— start Dataset section —
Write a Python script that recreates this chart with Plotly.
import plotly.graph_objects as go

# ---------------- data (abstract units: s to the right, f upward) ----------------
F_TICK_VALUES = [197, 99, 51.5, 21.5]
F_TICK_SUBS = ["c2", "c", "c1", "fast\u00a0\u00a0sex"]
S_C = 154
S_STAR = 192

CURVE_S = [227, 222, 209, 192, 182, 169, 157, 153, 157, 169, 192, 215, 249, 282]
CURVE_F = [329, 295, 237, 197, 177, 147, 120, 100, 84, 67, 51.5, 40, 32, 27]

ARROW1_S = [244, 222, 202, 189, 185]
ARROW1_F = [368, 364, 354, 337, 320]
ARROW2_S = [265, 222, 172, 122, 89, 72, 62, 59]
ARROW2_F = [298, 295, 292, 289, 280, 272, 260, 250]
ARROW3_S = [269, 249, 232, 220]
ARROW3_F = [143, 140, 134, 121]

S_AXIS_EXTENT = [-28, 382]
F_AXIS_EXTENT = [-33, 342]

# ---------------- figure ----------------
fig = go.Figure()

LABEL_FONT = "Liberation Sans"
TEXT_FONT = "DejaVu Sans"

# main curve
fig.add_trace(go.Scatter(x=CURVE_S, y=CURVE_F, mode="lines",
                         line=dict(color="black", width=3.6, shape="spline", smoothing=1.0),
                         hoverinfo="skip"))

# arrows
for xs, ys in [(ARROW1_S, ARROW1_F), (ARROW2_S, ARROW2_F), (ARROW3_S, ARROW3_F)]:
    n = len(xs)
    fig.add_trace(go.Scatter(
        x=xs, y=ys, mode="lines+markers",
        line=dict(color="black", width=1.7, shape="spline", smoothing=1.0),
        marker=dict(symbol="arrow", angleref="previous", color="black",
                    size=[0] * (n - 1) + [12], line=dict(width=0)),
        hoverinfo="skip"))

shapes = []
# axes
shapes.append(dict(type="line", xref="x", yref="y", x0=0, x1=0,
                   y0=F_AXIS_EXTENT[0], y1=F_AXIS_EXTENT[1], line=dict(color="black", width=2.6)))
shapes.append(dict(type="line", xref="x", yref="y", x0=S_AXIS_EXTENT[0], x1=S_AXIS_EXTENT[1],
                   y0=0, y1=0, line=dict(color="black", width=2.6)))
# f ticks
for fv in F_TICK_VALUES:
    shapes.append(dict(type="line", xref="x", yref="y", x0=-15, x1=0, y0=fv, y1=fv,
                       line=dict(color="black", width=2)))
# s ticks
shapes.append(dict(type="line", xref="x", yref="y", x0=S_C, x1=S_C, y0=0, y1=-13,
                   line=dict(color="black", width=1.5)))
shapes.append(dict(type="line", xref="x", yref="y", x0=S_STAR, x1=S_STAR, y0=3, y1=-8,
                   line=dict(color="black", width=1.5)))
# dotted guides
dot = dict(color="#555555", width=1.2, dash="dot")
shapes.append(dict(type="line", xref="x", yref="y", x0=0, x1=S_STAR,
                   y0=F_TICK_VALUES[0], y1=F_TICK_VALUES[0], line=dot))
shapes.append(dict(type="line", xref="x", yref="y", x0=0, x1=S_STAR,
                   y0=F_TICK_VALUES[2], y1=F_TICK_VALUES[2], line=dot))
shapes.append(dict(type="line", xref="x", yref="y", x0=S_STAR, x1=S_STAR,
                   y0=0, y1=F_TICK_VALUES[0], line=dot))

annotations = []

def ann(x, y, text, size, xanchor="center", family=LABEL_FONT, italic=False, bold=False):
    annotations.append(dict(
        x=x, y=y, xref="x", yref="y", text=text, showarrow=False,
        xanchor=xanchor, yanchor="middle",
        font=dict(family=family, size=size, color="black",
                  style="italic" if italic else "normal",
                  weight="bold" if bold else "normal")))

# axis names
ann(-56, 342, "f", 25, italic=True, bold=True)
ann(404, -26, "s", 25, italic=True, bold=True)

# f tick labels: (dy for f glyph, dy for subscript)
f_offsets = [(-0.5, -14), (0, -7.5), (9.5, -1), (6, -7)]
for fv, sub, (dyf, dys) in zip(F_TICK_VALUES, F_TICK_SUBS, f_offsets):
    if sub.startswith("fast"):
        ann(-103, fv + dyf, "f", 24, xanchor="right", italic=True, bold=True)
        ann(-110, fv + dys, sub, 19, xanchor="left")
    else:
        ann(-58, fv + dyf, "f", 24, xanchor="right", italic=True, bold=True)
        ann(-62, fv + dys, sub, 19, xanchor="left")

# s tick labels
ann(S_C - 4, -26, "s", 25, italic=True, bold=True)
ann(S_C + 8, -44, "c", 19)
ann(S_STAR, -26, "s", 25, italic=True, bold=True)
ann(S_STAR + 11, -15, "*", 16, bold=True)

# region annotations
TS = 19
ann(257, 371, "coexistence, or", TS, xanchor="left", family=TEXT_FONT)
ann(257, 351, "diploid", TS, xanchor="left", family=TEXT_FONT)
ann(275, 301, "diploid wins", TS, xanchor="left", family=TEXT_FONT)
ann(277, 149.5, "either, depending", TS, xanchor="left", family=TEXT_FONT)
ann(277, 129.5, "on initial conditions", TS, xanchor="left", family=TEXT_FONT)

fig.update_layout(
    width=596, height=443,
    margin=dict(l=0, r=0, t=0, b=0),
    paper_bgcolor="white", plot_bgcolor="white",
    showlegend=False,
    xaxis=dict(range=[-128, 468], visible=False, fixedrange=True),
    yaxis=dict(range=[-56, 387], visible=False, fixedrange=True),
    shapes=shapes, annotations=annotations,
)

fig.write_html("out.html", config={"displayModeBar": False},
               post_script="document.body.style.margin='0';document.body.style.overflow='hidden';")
— end Dataset section —
**The request:**
Return the listing above word for word.

**Written solution:**
Write a Python script that recreates this chart with Plotly.
import plotly.graph_objects as go

# ---------------- data (abstract units: s to the right, f upward) ----------------
F_TICK_VALUES = [197, 99, 51.5, 21.5]
F_TICK_SUBS = ["c2", "c", "c1", "fast\u00a0\u00a0sex"]
S_C = 154
S_STAR = 192

CURVE_S = [227, 222, 209, 192, 182, 169, 157, 153, 157, 169, 192, 215, 249, 282]
CURVE_F = [329, 295, 237, 197, 177, 147, 120, 100, 84, 67, 51.5, 40, 32, 27]

ARROW1_S = [244, 222, 202, 189, 185]
ARROW1_F = [368, 364, 354, 337, 320]
ARROW2_S = [265, 222, 172, 122, 89, 72, 62, 59]
ARROW2_F = [298, 295, 292, 289, 280, 272, 260, 250]
ARROW3_S = [269, 249, 232, 220]
ARROW3_F = [143, 140, 134, 121]

S_AXIS_EXTENT = [-28, 382]
F_AXIS_EXTENT = [-33, 342]

# ---------------- figure ----------------
fig = go.Figure()

LABEL_FONT = "Liberation Sans"
TEXT_FONT = "DejaVu Sans"

# main curve
fig.add_trace(go.Scatter(x=CURVE_S, y=CURVE_F, mode="lines",
                         line=dict(color="black", width=3.6, shape="spline", smoothing=1.0),
                         hoverinfo="skip"))

# arrows
for xs, ys in [(ARROW1_S, ARROW1_F), (ARROW2_S, ARROW2_F), (ARROW3_S, ARROW3_F)]:
    n = len(xs)
    fig.add_trace(go.Scatter(
        x=xs, y=ys, mode="lines+markers",
        line=dict(color="black", width=1.7, shape="spline", smoothing=1.0),
        marker=dict(symbol="arrow", angleref="previous", color="black",
                    size=[0] * (n - 1) + [12], line=dict(width=0)),
        hoverinfo="skip"))

shapes = []
# axes
shapes.append(dict(type="line", xref="x", yref="y", x0=0, x1=0,
                   y0=F_AXIS_EXTENT[0], y1=F_AXIS_EXTENT[1], line=dict(color="black", width=2.6)))
shapes.append(dict(type="line", xref="x", yref="y", x0=S_AXIS_EXTENT[0], x1=S_AXIS_EXTENT[1],
                   y0=0, y1=0, line=dict(color="black", width=2.6)))
# f ticks
for fv in F_TICK_VALUES:
    shapes.append(dict(type="line", xref="x", yref="y", x0=-15, x1=0, y0=fv, y1=fv,
                       line=dict(color="black", width=2)))
# s ticks
shapes.append(dict(type="line", xref="x", yref="y", x0=S_C, x1=S_C, y0=0, y1=-13,
                   line=dict(color="black", width=1.5)))
shapes.append(dict(type="line", xref="x", yref="y", x0=S_STAR, x1=S_STAR, y0=3, y1=-8,
                   line=dict(color="black", width=1.5)))
# dotted guides
dot = dict(color="#555555", width=1.2, dash="dot")
shapes.append(dict(type="line", xref="x", yref="y", x0=0, x1=S_STAR,
                   y0=F_TICK_VALUES[0], y1=F_TICK_VALUES[0], line=dot))
shapes.append(dict(type="line", xref="x", yref="y", x0=0, x1=S_STAR,
                   y0=F_TICK_VALUES[2], y1=F_TICK_VALUES[2], line=dot))
shapes.append(dict(type="line", xref="x", yref="y", x0=S_STAR, x1=S_STAR,
                   y0=0, y1=F_TICK_VALUES[0], line=dot))

annotations = []

def ann(x, y, text, size, xanchor="center", family=LABEL_FONT, italic=False, bold=False):
    annotations.append(dict(
        x=x, y=y, xref="x", yref="y", text=text, showarrow=False,
        xanchor=xanchor, yanchor="middle",
        font=dict(family=family, size=size, color="black",
                  style="italic" if italic else "normal",
                  weight="bold" if bold else "normal")))

# axis names
ann(-56, 342, "f", 25, italic=True, bold=True)
ann(404, -26, "s", 25, italic=True, bold=True)

# f tick labels: (dy for f glyph, dy for subscript)
f_offsets = [(-0.5, -14), (0, -7.5), (9.5, -1), (6, -7)]
for fv, sub, (dyf, dys) in zip(F_TICK_VALUES, F_TICK_SUBS, f_offsets):
    if sub.startswith("fast"):
        ann(-103, fv + dyf, "f", 24, xanchor="right", italic=True, bold=True)
        ann(-110, fv + dys, sub, 19, xanchor="left")
    else:
        ann(-58, fv + dyf, "f", 24, xanchor="right", italic=True, bold=True)
        ann(-62, fv + dys, sub, 19, xanchor="left")

# s tick labels
ann(S_C - 4, -26, "s", 25, italic=True, bold=True)
ann(S_C + 8, -44, "c", 19)
ann(S_STAR, -26, "s", 25, italic=True, bold=True)
ann(S_STAR + 11, -15, "*", 16, bold=True)

# region annotations
TS = 19
ann(257, 371, "coexistence, or", TS, xanchor="left", family=TEXT_FONT)
ann(257, 351, "diploid", TS, xanchor="left", family=TEXT_FONT)
ann(275, 301, "diploid wins", TS, xanchor="left", family=TEXT_FONT)
ann(277, 149.5, "either, depending", TS, xanchor="left", family=TEXT_FONT)
ann(277, 129.5, "on initial conditions", TS, xanchor="left", family=TEXT_FONT)

fig.update_layout(
    width=596, height=443,
    margin=dict(l=0, r=0, t=0, b=0),
    paper_bgcolor="white", plot_bgcolor="white",
    showlegend=False,
    xaxis=dict(range=[-128, 468], visible=False, fixedrange=True),
    yaxis=dict(range=[-56, 387], visible=False, fixedrange=True),
    shapes=shapes, annotations=annotations,
)

fig.write_html("out.html", config={"displayModeBar": False},
               post_script="document.body.style.margin='0';document.body.style.overflow='hidden';")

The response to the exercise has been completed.